After my ordeal with AT&T yesterday, I spent some time thinking of a way for companies to check my credit without requiring my social security number and think I've found a solution. This idea could also be a billion dollar business. If you decide to build it, I require 1% of gross revenue as compensation for the idea. Here's how it goes.
Establish a company to serve as an "infomediary" between you and companies requiring your credit rating. Consumers would pay a small monthly subscription fee to maintain a password-protected account. The infomediary would maintain relationships with the three major credit tracking bureaus. When the consumer planned to do business with a company requiring their credit history, the process would go like this.
The transaction code would only work one time and only when requested by the matching retailer.
Using this system companies could access consumer credit history when necessary without requesting, storing, and potentially exposing anyone's social security numbers. Spread the fire. GS
Today was supposed to be a good day. It was supposed to be the day I got my iPhone. Instead, it became the day I swore a blood-oath not to do business with AT&T until it figured out how to treat customers like customers (not criminals), share information within their company, and stop putting customers at risk of identity theft with its outdated policies.
I have a wife, three kids, three cell phones with Verizon, and a land line plus DSL with AT&T.
My deal with Verizon was up and, although my experience with them had been fine, I had decided to switch to AT&T so I could get an iPhone. We had also decided to add a fourth cellular line and eliminate our land line. Because AT&T uses a different system than Verizon, that switch meant I would need to buy four new phones requiring a cash outlay of almost $600 even though I could get four new phones from Verizon for $0 simply by renewing my two-year agreement. In other words, I was willing to abandon a perfectly good company (Verizon) and pay a $600 premium to acquire an iPhone.

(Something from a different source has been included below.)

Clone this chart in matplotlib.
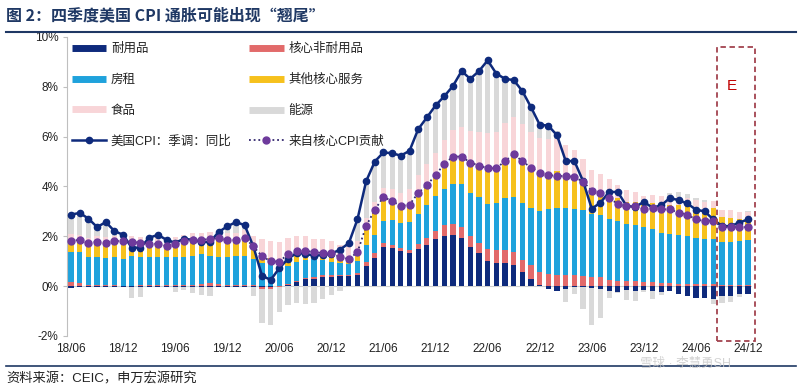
import numpy as np
import matplotlib.pyplot as plt
from matplotlib.lines import Line2D
from matplotlib.patches import Rectangle

plt.rcParams['font.family'] = ['Liberation Sans', 'Noto Sans CJK SC']

# monthly data, 2018/06 .. 2024/12 (last 4 months are estimates, box "E")
tick_labels = ['18/06', '18/12', '19/06', '19/12', '20/06', '20/12', '21/06',
               '21/12', '22/06', '22/12', '23/06', '23/12', '24/06', '24/12']

durables = [-0.08, -0.03, -0.02, -0.04, -0.02, -0.02, -0.02, -0.02, -0.02, -0.03, -0.02,
            -0.02, -0.03, -0.02, -0.02, -0.03, -0.04, -0.02, -0.02, -0.05, -0.04,
            -0.03, -0.05, -0.05, 0.0, 0.05, 0.17, 0.28, 0.3, 0.38, 0.38, 0.4, 0.4, 0.43, 0.8,
            1.13, 1.59, 1.54, 1.43, 1.32, 1.5, 1.67, 1.88, 2.03, 2.07, 1.92, 1.59, 1.32,
            1.0, 0.94, 0.94, 0.84, 0.57, 0.3, 0.05,
            -0.1, -0.19, -0.1, -0.03, -0.02, -0.06, -0.12, -0.19, -0.23, -0.17, -0.19, -0.15,
            -0.19, -0.23, -0.19, -0.32, -0.39, -0.46, -0.46, -0.5, -0.4, -0.38, -0.32, -0.32]
nondurables = [0.15, 0.12, 0.05, 0.04, 0.04, 0.03, 0.02, 0.02, 0.03, 0.05, 0.06,
               0.05, 0.06, 0.05, 0.06, 0.1, 0.12, 0.08, 0.05, 0.05, 0.06,
               0.05, -0.05, -0.06, -0.03, 0.03, 0.04, 0.05, 0.05, 0.05, 0.05, 0.05, 0.06, 0.08, 0.15,
               0.2, 0.13, 0.13, 0.1, 0.13, 0.2, 0.27, 0.35, 0.41, 0.43, 0.45, 0.44, 0.42,
               0.5, 0.51, 0.51, 0.52, 0.49, 0.55, 0.5,
               0.5, 0.45, 0.45, 0.45, 0.42, 0.35, 0.35, 0.26, 0.22, 0.2, 0.2, 0.18,
               0.18, 0.12, 0.12, 0.1, 0.1, 0.08, 0.08, 0.08, 0.06, 0.06, 0.06, 0.06]
rent = [1.21, 1.24, 1.11, 1.12, 1.09, 1.13, 1.08, 1.18, 1.15, 1.13, 1.11,
        1.11, 1.12, 1.13, 1.17, 1.21, 1.11, 1.08, 1.13, 1.15, 1.16,
        1.04, 0.93, 0.89, 0.93, 0.74, 0.77, 0.73, 0.74, 0.63, 0.53, 0.48, 0.43, 0.51, 0.71,
        0.74, 0.88, 0.97, 1.01, 1.12, 1.21, 1.31, 1.38, 1.44, 1.59, 1.72, 1.69, 1.82,
        1.81, 1.89, 2.07, 2.2, 2.29, 2.3, 2.47,
        2.61, 2.69, 2.69, 2.65, 2.62, 2.56, 2.52, 2.42, 2.38, 2.3, 2.24, 2.19,
        2.12, 2.01, 1.98, 1.96, 1.9, 1.85, 1.82, 1.82, 1.7, 1.7, 1.77, 1.8]
other_services = [0.55, 0.52, 0.59, 0.66, 0.64, 0.66, 0.75, 0.59, 0.58, 0.55, 0.56,
                  0.47, 0.54, 0.64, 0.64, 0.57, 0.7, 0.79, 0.69, 0.7, 0.77,
                  0.54, 0.37, 0.22, 0.08, 0.47, 0.42, 0.36, 0.27, 0.27, 0.37, 0.23, 0.2, 0.34, 0.75,
                  1.0, 0.98, 0.77, 0.69, 0.7, 0.83, 0.8, 0.85, 1.02, 1.11, 1.11, 1.24, 1.28,
                  1.42, 1.39, 1.5, 1.73, 1.67, 1.6, 1.53,
                  1.45, 1.47, 1.38, 1.31, 1.17, 0.98, 0.99, 1.03, 0.94, 0.89, 0.95, 0.89,
                  1.02, 1.18, 1.17, 1.21, 1.26, 1.21, 1.17, 1.23, 1.01, 0.99, 0.86, 0.83]
food = [0.19, 0.19, 0.19, 0.2, 0.2, 0.2, 0.22, 0.22, 0.22, 0.24, 0.25,
        0.25, 0.25, 0.25, 0.25, 0.24, 0.24, 0.25, 0.25, 0.25, 0.25,
        0.4, 0.6, 0.7, 0.75, 0.64, 0.63, 0.6, 0.55, 0.58, 0.5, 0.5, 0.47, 0.45, 0.34,
        0.31, 0.34, 0.48, 0.52, 0.64, 0.74, 0.85, 0.88, 0.95, 1.07, 1.19, 1.27, 1.36,
        1.4, 1.47, 1.54, 1.51, 1.47, 1.43, 1.4,
        1.36, 1.28, 1.15, 1.04, 0.9, 0.77, 0.66, 0.58, 0.5, 0.45, 0.39, 0.36,
        0.35, 0.3, 0.3, 0.3, 0.28, 0.3, 0.3, 0.28, 0.3, 0.3, 0.3, 0.3]
energy = [0.85, 0.9, 0.8, 0.38, 0.63, 0.21, 0.01, -0.45, -0.41, 0.0, 0.11,
          0.01, -0.21, -0.15, -0.24, -0.32, -0.37, 0.0, 0.3, 0.47, 0.21,
          -0.35, -1.38, -1.45, -1.0, -0.77, -0.66, -0.7, -0.66, -0.5, -0.35, -0.2, 0.16, 0.87, 1.46,
          1.62, 1.45, 1.44, 1.5, 1.52, 1.82, 1.87, 1.91, 1.77, 1.76, 2.24, 2.09, 2.43,
          2.93, 2.33, 1.76, 1.47, 1.34, 1.0, 0.53,
          0.62, 0.35, -0.55, -0.3, -0.9, -1.5, -1.15, -0.3, -0.03, -0.4, -0.4, -0.09,
          -0.33, -0.14, 0.16, 0.2, 0.17, 0.09, 0.09, -0.23, -0.26, -0.26, -0.12, 0.01]
cpi = [2.87, 2.94, 2.71, 2.37, 2.57, 2.21, 2.06, 1.54, 1.55, 1.94, 2.06,
       1.86, 1.74, 1.9, 1.86, 1.77, 1.77, 2.17, 2.4, 2.57, 2.45,
       1.6, 0.42, 0.25, 0.72, 1.1, 1.33, 1.3, 1.22, 1.25, 1.3, 1.47, 1.72, 2.68, 4.21,
       5.0, 5.37, 5.33, 5.24, 5.43, 6.3, 6.77, 7.25, 7.62, 8.03, 8.63, 8.32, 8.63,
       9.06, 8.53, 8.32, 8.27, 7.83, 7.18, 6.48,
       6.44, 6.05, 5.02, 5.02, 4.21, 3.11, 3.35, 3.78, 3.78, 3.22, 3.18, 3.38,
       3.15, 3.24, 3.54, 3.45, 3.32, 3.07, 3.0, 2.68, 2.41, 2.41, 2.55, 2.68]
core = [1.83, 1.85, 1.72, 1.79, 1.74, 1.8, 1.83, 1.77, 1.74, 1.7, 1.7,
        1.6, 1.7, 1.8, 1.85, 1.85, 1.9, 1.92, 1.85, 1.85, 1.94,
        1.6, 1.2, 1.0, 0.98, 1.29, 1.4, 1.42, 1.36, 1.33, 1.33, 1.16, 1.09, 1.36, 2.41,
        3.07, 3.58, 3.41, 3.22, 3.27, 3.74, 4.05, 4.46, 4.9, 5.2, 5.2, 4.96, 4.84,
        4.73, 4.73, 5.02, 5.29, 5.02, 4.75, 4.55,
        4.46, 4.42, 4.42, 4.38, 4.19, 3.83, 3.74, 3.52, 3.31, 3.22, 3.2, 3.11,
        3.13, 3.08, 3.08, 2.95, 2.87, 2.68, 2.61, 2.63, 2.37, 2.37, 2.37, 2.37]

navy = '#0E2A7C'
purple = '#6E3A9C'
bar_series = [
    ('耐用品', durables, navy),
    ('核心非耐用品', nondurables, '#E26A6A'),
    ('房租', rent, '#1FA2DC'),
    ('其他核心服务', other_services, '#F6C11D'),
    ('食品', food, '#F8D5D8'),
    ('能源', energy, '#D9D9D9'),
]

fig = plt.figure(figsize=(8, 3.9), dpi=100)
ax = fig.add_axes([0.0834, 0.1385, 0.857, 0.7667])

n = len(cpi)
x = np.arange(n)
pos = np.zeros(n)
neg = np.zeros(n)
for name, vals, color in bar_series:
    v = np.array(vals)
    bottom = np.where(v >= 0, pos, neg)
    ax.bar(x, v, 0.6, bottom=bottom, color=color, linewidth=0, zorder=2)
    pos += np.clip(v, 0, None)
    neg += np.clip(v, None, 0)

ax.axhline(0, color='#D0D0D0', lw=0.8, zorder=1)

ax.plot(x, cpi, color=navy, lw=1.8, marker='o', ms=4.5, zorder=4)
ax.plot(x, core, color='#33286E', lw=1.3, ls=(0, (1, 1.6)), marker='o', ms=5,
        mfc=purple, mec=purple, zorder=5)

ax.set_xlim(-0.5, n - 0.5)
ax.set_ylim(-2, 10)
ax.set_yticks(range(-2, 11, 2))
ax.set_yticklabels([f'{v}%' for v in range(-2, 11, 2)])
ax.set_xticks(range(0, n, 6))
ax.set_xticklabels(tick_labels)
for s in ['top', 'right', 'bottom']:
    ax.spines[s].set_visible(False)
ax.spines['left'].set_color('#BFBFBF')
ax.tick_params(axis='y', length=3, color='#BFBFBF', labelsize=8.5, labelcolor='#222222', pad=3)
ax.tick_params(axis='x', length=0, labelsize=8.5, labelcolor='#222222', pad=5)

# estimate box
ax.add_patch(Rectangle((74.42, -2.22), 4.38, 11.82, fill=False, edgecolor='#A3434F',
                       lw=1.3, ls=(0, (3, 2)), clip_on=False, zorder=6))
ax.text(76.1, 8.03, 'E', color='#C00000', fontsize=11, ha='center', va='center')

handles = [
    Line2D([], [], color=navy, lw=5, solid_capstyle='butt'),
    Line2D([], [], color='#1FA2DC', lw=5, solid_capstyle='butt'),
    Line2D([], [], color='#F8D5D8', lw=5, solid_capstyle='butt'),
    Line2D([], [], color=navy, lw=1.8, marker='o', ms=4.5),
    Line2D([], [], color='#E26A6A', lw=5, solid_capstyle='butt'),
    Line2D([], [], color='#F6C11D', lw=5, solid_capstyle='butt'),
    Line2D([], [], color='#D9D9D9', lw=5, solid_capstyle='butt'),
    Line2D([], [], color='#33286E', lw=1.3, ls=(0, (1, 1.6)), marker='o', ms=5,
           mfc=purple, mec=purple),
]
labels = ['耐用品', '房租', '食品', '美国CPI：季调：同比',
          '核心非耐用品', '其他核心服务', '能源', '来自核心CPI贡献']
ax.legend(handles, labels, ncol=2, loc='upper left', bbox_to_anchor=(0.007, 0.98),
          frameon=False, fontsize=9, handlelength=2.75, handletextpad=0.4,
          columnspacing=1.4, labelspacing=1.5, borderpad=0, borderaxespad=0,
          labelcolor='#222222')

fig.text(0.008, 0.9615, '图 2：四季度美国 CPI 通胀可能出现“翘尾”', fontsize=11.5,
         fontweight='bold', color='#1F3864', va='center',
         family=['Noto Sans CJK SC', 'DejaVu Sans'])
fig.add_artist(Line2D([0.008, 0.995], [0.918, 0.918], color='#1F3864', lw=1.5))
fig.add_artist(Line2D([0.008, 0.995], [0.0615, 0.0615], color='#1F3864', lw=1.2))
fig.text(0.008, 0.028, '资料来源：CEIC，申万宏源研究', fontsize=9.5, color='#222222', va='center')
fig.text(0.80, 0.068, '雪球 · 李慧勇SH', fontsize=9, color='#C8C8C8', va='center', alpha=0.8)

fig.savefig('out.png', dpi=100)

I was not, however, willing to risk identity theft for an iPhone, and that is what AT&T wanted me to do. Here's the sordid account.

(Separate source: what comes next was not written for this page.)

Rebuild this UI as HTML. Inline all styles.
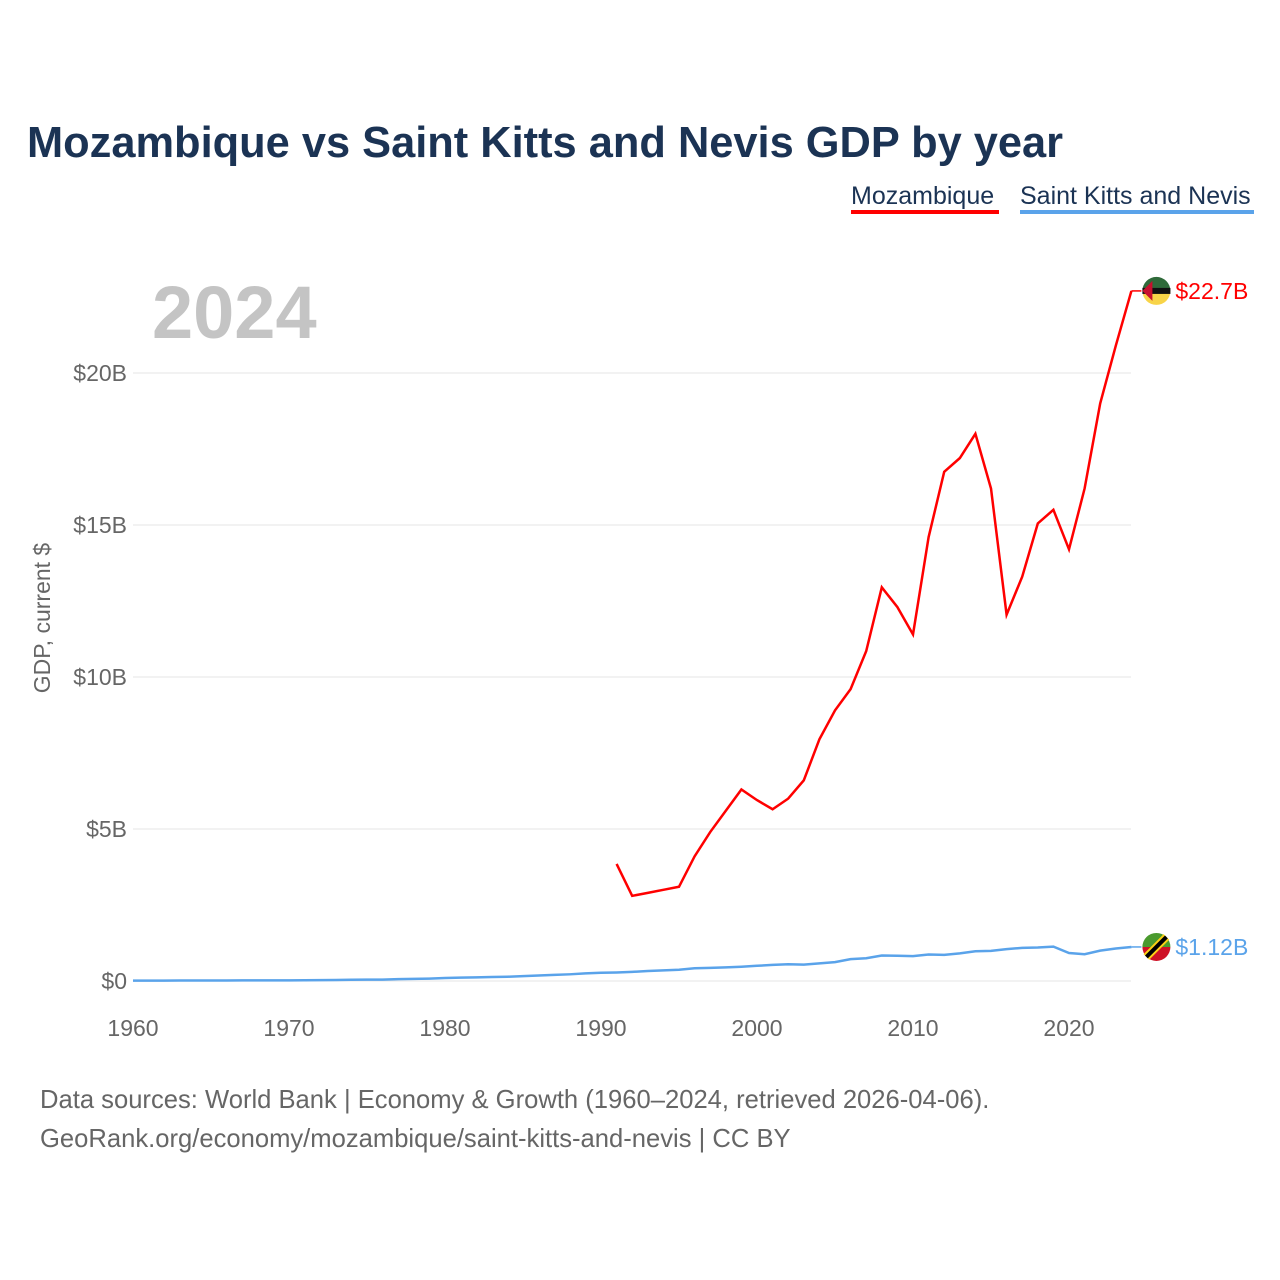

9:00am - Amy and I enter the AT&T store in Cool Springs, TN and are given to the sales rep named Kristen. She explained the various programs, fees, phones, and rebates. We learn it will cost us $580 for an iPhone and three LG Shines. Then gave us her business card because she's paid on commission and wanted us to return to her if and when we came back.
9:30am - Amy and I go to Verizon to explore its options. We learn we can get a Blackberry Curve and three Motorola phones for $0 by renewing our plan.
10:00 - Amy and I sip Starbucks while discussing our options. We decide that the iPhone's superior Internet capabilities combined with its open software architecture (API) make it a more versatile tool for me and worth the additional money. We decide to switch to AT&T.
10:15 - Amy and I return to the AT&T store but Kristen is with another customer. We wait. And wait. And wait some more. Finally I ask the greeter if someone else can help us. She directs us to the store manager. When I asked if he could help us he said, "We're paid on commission and so you really need to wait for Kristen." Translation: "I'm not going to make any money by helping you so you will have to wait."
I said, "I understand you're paid on commission and I want Kristen to get whatever credit she deserves, but are you really going to inconvenience your customer because of your compensation policy? Couldn't you find a way to help me now and still pay Kristen her commission?"
With that he reluctantly initiated the process. He asked if I was a new AT&T customer. I said no, that I was an existing AT&T customer with a home telephone line and DSL Internet service. Then I produced my last month's bill as proof. He said he would still need to create a new customer record for me and started the process.
The first question he asked was the deal breaker. "May I have your social security number?" "No," I said, "You may not." "I need it for the application," he said. "Why?," I asked. "To check your credit," he said. "You already know my credit," I replied, "I've been paying my home phone and DSL bills to AT&T for the last three years. What's more, I"m paying for the phones today and if I don't pay my bill you can just turn off the service. You risk almost nothing. I'll give you my driver's license number. You can use that." "No," he said, "our system requires a social security number."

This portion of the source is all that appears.